Is it just me? What am I mis-thinking? Or does CSS in JS all but eliminate such a possibility? But isn't that what a design system helps to resolve?
For the vast majority of components, don't you think some small-medium-large presents cover most cases? This applies to so many style areas- typography, spacing, colors... For edge cases, there's nothing preventing you from overriding the style.
functional css is basically anti design system. Some will deny it and claim that they do have a design system implemented in functional css, but really all they do is adding a redundant layer between css and their design system.
What do you mean? There is nothing special about naming classes and grouping styles together that is exclusive to a design system.
I work at a well-known tech company and we have many projects using the same Tailwind configuration, and an entire components/ file with .jsx components. No need for making up arbitrary class names.
in a design system no reusable classname is abitrary, they should all mean something in your design language. If you find yourself reusing arbitrary classname, then that's just... writing css, not using a design system.
the idea of the design system is that you compose from what in your design system exclusively. This is to prevent ad-hoc slyling that goes outside established patterns. If you are just going to compose generic css then there is no point.
I never had to name any class because I use styled-components. Either the style is part of my design system, then it has a name, the component name, or it's just ad-hoc css, that I don't export.
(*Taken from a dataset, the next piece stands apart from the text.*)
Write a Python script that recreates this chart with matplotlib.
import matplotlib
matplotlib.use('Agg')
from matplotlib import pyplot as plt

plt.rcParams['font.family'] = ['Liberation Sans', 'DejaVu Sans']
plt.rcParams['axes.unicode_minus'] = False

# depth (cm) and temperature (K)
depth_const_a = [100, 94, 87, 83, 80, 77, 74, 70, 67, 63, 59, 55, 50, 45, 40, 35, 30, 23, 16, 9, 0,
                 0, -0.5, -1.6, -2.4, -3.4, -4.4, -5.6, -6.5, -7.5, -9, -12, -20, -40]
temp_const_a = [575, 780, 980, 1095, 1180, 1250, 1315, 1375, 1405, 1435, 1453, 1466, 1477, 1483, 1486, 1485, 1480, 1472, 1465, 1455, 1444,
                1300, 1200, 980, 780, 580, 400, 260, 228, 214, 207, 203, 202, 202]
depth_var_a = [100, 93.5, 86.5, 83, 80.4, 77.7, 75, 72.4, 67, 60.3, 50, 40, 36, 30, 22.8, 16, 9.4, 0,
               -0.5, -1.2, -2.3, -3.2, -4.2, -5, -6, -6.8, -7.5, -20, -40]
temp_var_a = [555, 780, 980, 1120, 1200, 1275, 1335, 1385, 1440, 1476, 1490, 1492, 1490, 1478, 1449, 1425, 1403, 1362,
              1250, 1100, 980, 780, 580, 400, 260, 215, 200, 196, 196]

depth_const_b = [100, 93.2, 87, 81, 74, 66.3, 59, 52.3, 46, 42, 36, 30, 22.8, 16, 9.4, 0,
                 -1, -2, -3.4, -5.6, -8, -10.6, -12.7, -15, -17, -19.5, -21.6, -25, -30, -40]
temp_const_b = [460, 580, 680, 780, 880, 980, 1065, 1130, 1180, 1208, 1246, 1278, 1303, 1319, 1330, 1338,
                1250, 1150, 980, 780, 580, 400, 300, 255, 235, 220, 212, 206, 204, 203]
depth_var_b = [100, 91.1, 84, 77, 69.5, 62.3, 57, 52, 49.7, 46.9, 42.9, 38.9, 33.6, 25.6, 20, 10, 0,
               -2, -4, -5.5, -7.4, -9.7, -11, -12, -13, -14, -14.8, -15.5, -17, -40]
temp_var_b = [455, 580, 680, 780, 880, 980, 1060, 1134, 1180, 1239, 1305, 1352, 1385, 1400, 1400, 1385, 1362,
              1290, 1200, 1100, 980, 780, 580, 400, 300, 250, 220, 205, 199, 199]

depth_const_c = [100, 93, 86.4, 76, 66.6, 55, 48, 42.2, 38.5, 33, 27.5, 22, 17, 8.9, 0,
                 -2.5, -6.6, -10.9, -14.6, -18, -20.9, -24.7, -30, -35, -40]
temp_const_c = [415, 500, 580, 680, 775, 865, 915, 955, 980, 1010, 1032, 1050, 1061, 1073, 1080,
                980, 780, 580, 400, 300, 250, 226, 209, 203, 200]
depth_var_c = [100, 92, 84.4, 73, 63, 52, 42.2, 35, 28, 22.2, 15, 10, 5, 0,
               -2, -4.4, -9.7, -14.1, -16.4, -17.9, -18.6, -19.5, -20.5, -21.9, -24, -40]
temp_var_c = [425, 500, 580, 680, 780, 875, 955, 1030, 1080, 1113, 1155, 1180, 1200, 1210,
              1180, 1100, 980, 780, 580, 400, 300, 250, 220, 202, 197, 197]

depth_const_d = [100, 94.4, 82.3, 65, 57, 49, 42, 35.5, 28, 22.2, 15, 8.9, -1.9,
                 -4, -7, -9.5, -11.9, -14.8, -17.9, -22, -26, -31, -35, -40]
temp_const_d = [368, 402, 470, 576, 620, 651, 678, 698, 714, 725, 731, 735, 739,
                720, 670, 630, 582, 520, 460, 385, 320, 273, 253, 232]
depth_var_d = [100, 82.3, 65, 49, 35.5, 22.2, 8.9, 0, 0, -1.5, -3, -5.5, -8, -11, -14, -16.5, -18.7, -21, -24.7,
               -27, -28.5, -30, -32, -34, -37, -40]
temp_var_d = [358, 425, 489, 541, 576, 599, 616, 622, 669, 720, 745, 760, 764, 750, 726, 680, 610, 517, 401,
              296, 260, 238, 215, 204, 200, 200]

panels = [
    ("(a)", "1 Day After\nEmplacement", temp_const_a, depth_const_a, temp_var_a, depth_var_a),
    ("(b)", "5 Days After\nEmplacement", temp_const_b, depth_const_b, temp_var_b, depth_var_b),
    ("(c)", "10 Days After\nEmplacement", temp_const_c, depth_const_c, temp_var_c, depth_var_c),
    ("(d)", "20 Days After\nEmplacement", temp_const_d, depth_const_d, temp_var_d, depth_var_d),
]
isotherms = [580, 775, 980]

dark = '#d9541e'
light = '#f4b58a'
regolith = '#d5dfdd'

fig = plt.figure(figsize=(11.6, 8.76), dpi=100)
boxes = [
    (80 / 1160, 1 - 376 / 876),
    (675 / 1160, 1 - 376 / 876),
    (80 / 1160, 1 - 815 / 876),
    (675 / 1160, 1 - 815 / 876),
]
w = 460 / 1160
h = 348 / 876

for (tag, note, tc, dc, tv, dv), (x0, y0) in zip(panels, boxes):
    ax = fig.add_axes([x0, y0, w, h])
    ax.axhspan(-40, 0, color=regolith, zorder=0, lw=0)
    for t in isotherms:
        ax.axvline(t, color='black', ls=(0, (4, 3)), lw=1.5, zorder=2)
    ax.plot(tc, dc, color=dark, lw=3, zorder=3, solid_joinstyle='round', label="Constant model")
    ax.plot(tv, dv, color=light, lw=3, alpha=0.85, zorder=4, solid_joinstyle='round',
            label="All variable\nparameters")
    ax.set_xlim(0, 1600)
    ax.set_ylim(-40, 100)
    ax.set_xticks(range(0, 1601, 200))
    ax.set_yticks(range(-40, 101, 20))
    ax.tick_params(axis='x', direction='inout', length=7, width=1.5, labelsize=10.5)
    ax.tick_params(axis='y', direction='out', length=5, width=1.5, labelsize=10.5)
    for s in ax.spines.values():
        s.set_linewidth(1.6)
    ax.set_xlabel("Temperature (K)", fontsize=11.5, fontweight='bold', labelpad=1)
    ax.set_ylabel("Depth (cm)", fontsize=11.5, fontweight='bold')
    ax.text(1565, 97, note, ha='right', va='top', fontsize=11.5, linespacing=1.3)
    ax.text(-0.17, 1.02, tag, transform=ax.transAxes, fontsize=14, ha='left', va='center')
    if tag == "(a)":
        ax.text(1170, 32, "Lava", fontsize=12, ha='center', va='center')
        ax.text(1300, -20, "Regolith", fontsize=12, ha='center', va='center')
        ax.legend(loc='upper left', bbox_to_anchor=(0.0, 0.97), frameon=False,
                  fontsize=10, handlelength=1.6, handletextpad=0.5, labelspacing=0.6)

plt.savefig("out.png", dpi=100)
I don't reuse that kind of thing.
The tailwind way is you try to reuse & compose bits of the ad-hoc css by having generic, arbitrary classnames that you don't write but provided by a library
That said, in that context, I don't see the appropriateness (?) of something such as:
.rounded-lg{ border-radius: .5rem }
It's not abstract enough (for me). That is, if the design system evolves that shouldn't become a code issue (e.g., remove .rounded-lg and replace it with something else). To me all that should be via CSS and only CSS. There sould be -as much as possible - a layer of abstraction between the code and the design system.
Is it just me? What am I mis-thinking? Or does CSS in JS all but eliminate such a possibility? But isn't that what a design system helps to resolve?